> **What the task requires**: In the records below, find the line containing "Recreate this image" and the line containing "from matplotlib.ticker import". Give again exactly those lines and every line between them, omitting the pictures.

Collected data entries
▼
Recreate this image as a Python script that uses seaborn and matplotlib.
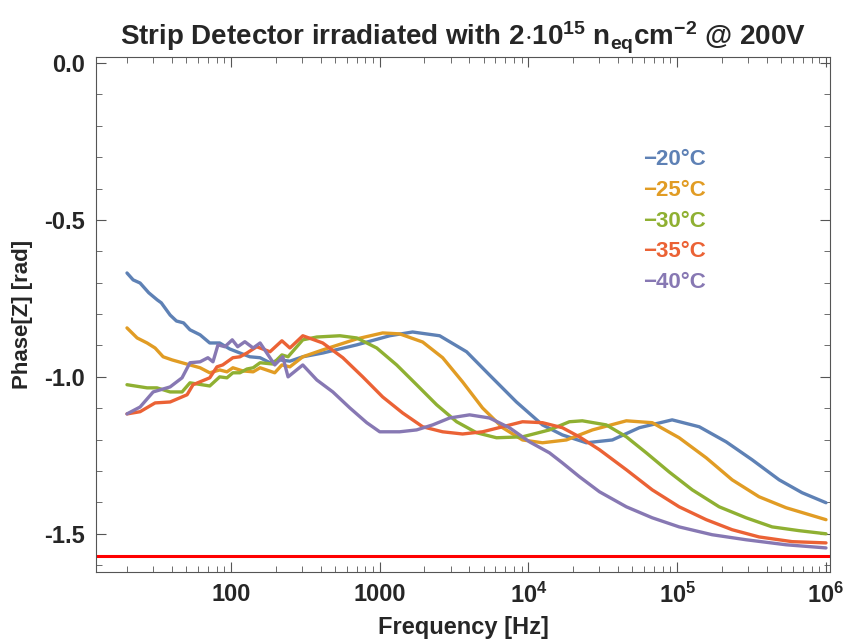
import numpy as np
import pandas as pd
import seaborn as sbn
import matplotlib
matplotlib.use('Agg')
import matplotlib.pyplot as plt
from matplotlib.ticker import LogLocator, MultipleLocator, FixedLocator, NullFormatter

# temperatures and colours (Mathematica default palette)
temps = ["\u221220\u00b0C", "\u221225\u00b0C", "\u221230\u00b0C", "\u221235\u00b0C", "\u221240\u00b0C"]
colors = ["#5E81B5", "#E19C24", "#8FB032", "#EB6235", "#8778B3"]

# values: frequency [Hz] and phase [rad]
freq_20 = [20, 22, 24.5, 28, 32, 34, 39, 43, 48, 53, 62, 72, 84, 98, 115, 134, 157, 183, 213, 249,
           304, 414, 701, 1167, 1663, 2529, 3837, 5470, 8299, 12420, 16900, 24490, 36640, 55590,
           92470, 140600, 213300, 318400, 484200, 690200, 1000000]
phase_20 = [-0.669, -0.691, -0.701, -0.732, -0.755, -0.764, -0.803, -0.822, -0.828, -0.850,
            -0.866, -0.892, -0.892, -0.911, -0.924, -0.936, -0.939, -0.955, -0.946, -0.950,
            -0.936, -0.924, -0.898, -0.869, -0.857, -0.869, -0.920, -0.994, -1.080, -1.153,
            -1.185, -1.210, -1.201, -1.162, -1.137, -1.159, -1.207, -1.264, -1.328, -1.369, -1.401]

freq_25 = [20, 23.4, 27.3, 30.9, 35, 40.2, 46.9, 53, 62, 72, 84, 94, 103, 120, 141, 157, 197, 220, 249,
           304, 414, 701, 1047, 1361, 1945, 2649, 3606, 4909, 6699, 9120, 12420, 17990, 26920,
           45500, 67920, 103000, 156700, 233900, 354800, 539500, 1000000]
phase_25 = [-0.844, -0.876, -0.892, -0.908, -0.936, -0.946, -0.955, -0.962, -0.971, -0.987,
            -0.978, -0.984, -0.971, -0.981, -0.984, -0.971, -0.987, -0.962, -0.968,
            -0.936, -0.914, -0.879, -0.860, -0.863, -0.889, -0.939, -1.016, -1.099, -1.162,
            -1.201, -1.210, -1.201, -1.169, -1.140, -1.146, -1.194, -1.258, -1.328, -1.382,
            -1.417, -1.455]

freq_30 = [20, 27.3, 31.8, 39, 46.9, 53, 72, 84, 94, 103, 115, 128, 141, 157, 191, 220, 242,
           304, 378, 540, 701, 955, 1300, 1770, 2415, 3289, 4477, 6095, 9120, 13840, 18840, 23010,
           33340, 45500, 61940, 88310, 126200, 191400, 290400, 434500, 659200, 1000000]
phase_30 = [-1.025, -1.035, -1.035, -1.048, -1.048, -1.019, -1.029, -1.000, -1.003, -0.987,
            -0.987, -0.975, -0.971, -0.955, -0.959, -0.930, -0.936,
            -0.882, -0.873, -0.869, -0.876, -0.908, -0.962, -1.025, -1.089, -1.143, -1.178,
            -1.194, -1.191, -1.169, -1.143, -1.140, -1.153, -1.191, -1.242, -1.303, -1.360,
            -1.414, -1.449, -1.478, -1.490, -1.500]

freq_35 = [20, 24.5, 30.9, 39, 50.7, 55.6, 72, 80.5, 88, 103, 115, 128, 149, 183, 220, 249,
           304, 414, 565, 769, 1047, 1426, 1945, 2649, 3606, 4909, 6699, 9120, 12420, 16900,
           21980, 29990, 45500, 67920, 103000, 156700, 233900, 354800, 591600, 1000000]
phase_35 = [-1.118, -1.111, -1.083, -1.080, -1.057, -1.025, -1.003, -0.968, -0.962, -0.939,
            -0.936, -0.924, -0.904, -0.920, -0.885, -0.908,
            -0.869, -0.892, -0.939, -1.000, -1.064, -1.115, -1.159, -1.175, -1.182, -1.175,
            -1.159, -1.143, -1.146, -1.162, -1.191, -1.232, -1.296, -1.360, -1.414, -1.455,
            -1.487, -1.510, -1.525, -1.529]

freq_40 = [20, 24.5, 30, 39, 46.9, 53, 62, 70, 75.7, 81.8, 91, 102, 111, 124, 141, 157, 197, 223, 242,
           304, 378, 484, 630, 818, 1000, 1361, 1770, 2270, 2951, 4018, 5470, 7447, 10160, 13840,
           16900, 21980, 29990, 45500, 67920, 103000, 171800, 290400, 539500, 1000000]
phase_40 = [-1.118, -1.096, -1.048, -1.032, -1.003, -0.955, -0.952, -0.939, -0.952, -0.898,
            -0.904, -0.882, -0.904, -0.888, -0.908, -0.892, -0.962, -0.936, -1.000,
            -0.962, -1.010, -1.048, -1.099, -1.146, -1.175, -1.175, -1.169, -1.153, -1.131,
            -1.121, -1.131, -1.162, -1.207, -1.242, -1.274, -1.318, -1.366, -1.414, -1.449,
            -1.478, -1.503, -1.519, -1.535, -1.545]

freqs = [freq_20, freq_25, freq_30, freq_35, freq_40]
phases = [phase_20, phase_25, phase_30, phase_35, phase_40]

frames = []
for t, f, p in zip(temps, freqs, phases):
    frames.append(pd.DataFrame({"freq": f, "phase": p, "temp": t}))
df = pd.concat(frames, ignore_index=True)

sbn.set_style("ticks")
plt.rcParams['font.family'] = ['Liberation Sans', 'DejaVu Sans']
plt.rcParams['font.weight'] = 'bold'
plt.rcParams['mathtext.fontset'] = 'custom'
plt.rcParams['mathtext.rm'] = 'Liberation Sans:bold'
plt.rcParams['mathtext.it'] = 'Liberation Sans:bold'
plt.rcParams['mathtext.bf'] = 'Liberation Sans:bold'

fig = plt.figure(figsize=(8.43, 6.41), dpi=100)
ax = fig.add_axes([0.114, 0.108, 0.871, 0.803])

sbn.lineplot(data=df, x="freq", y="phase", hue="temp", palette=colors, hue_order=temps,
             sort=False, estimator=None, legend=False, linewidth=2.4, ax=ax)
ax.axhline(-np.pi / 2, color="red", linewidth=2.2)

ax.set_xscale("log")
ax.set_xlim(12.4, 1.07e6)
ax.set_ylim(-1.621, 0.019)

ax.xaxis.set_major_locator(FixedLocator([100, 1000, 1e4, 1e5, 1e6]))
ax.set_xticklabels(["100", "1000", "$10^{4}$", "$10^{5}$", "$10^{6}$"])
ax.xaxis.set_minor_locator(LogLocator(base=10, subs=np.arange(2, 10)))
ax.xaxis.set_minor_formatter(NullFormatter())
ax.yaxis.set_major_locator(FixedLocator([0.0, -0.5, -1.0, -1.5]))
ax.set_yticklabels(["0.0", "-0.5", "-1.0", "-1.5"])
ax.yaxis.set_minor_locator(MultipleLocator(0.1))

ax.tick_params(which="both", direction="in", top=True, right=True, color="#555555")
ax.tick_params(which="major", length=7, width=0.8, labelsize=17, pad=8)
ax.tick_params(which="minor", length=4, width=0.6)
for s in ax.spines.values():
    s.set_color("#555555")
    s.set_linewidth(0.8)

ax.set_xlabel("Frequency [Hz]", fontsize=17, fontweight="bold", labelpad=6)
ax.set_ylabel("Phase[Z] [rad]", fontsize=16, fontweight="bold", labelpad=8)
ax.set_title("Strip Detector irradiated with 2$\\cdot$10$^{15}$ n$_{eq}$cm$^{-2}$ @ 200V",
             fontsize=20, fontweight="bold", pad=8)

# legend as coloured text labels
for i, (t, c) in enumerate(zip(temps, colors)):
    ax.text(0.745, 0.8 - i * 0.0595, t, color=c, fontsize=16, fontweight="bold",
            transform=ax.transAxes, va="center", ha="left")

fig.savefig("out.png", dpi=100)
▲
▼
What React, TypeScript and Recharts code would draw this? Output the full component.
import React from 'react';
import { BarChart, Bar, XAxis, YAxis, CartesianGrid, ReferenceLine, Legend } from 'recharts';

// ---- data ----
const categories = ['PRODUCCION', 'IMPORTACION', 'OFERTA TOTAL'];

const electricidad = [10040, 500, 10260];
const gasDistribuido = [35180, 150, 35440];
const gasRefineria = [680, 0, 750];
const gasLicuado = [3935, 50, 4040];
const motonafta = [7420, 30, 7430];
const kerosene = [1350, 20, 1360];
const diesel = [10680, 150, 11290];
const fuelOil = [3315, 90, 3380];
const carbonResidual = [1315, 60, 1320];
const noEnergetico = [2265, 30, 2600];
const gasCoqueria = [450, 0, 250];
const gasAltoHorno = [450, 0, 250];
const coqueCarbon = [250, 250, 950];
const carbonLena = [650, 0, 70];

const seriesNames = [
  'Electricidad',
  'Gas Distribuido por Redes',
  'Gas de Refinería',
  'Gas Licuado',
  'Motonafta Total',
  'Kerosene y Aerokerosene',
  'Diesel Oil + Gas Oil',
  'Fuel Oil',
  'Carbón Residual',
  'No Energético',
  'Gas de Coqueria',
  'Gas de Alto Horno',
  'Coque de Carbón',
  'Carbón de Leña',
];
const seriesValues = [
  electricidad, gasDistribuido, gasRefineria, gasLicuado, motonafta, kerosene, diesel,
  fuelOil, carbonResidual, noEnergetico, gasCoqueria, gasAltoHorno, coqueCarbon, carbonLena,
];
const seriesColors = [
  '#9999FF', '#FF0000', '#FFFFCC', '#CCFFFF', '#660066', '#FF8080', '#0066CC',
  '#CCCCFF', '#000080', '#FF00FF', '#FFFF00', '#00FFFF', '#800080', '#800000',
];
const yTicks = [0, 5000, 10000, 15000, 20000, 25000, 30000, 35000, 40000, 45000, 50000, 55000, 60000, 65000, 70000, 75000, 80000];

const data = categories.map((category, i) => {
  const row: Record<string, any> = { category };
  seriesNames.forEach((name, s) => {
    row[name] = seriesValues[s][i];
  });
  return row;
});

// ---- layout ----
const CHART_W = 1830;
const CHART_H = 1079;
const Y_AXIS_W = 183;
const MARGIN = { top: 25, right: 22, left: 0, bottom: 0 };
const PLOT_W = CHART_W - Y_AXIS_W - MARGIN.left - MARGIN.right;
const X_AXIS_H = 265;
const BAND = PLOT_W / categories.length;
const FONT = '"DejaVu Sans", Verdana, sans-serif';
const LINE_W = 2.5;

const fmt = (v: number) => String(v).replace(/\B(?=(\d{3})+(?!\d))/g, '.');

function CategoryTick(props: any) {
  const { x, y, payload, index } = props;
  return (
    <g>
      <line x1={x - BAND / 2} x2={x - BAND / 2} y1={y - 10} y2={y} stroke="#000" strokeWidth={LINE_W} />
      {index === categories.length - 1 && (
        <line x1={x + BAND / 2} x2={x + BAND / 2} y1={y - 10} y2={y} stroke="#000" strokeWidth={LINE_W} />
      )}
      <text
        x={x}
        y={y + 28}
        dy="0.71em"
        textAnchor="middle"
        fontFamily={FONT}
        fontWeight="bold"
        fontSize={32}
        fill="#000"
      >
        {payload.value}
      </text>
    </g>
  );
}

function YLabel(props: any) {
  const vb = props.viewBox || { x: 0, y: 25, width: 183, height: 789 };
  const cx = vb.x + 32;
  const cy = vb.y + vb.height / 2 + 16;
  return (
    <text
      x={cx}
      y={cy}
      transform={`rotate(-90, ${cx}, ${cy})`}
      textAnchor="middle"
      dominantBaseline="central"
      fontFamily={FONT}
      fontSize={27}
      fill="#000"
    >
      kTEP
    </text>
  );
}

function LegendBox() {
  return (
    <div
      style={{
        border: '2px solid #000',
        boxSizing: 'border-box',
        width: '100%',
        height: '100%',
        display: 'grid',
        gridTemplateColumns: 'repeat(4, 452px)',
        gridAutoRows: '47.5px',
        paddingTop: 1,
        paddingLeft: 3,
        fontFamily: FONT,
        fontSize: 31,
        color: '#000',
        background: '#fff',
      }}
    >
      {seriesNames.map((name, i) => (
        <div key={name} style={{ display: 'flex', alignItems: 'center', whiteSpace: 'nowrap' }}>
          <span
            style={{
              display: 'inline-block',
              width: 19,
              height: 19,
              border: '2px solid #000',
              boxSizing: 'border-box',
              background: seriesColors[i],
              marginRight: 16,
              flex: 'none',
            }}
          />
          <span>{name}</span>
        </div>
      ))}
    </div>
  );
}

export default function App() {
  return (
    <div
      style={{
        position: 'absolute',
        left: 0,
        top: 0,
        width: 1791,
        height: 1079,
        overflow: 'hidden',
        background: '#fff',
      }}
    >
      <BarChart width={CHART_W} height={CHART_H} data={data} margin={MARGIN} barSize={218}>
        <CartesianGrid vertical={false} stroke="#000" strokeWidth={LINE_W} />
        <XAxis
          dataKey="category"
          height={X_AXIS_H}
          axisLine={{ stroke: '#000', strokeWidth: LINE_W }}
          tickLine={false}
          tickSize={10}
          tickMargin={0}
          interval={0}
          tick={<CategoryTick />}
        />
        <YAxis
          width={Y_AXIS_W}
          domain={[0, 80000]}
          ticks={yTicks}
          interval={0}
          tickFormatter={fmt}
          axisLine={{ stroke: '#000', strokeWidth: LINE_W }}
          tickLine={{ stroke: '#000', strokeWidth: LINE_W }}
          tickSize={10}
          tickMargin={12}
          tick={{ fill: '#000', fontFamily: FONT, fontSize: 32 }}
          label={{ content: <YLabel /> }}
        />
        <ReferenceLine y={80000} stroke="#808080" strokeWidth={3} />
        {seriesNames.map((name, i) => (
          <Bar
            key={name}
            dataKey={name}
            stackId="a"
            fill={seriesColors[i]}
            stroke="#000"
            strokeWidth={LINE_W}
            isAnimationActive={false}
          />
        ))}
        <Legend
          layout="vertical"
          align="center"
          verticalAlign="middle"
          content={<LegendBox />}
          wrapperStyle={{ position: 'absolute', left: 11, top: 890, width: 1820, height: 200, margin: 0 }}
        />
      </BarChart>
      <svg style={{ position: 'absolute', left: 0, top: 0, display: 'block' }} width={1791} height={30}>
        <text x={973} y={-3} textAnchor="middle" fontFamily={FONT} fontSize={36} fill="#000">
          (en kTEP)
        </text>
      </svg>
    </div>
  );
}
▲
> **Expected output**:
Recreate this image as a Python script that uses seaborn and matplotlib.
import numpy as np
import pandas as pd
import seaborn as sbn
import matplotlib
matplotlib.use('Agg')
import matplotlib.pyplot as plt
from matplotlib.ticker import LogLocator, MultipleLocator, FixedLocator, NullFormatter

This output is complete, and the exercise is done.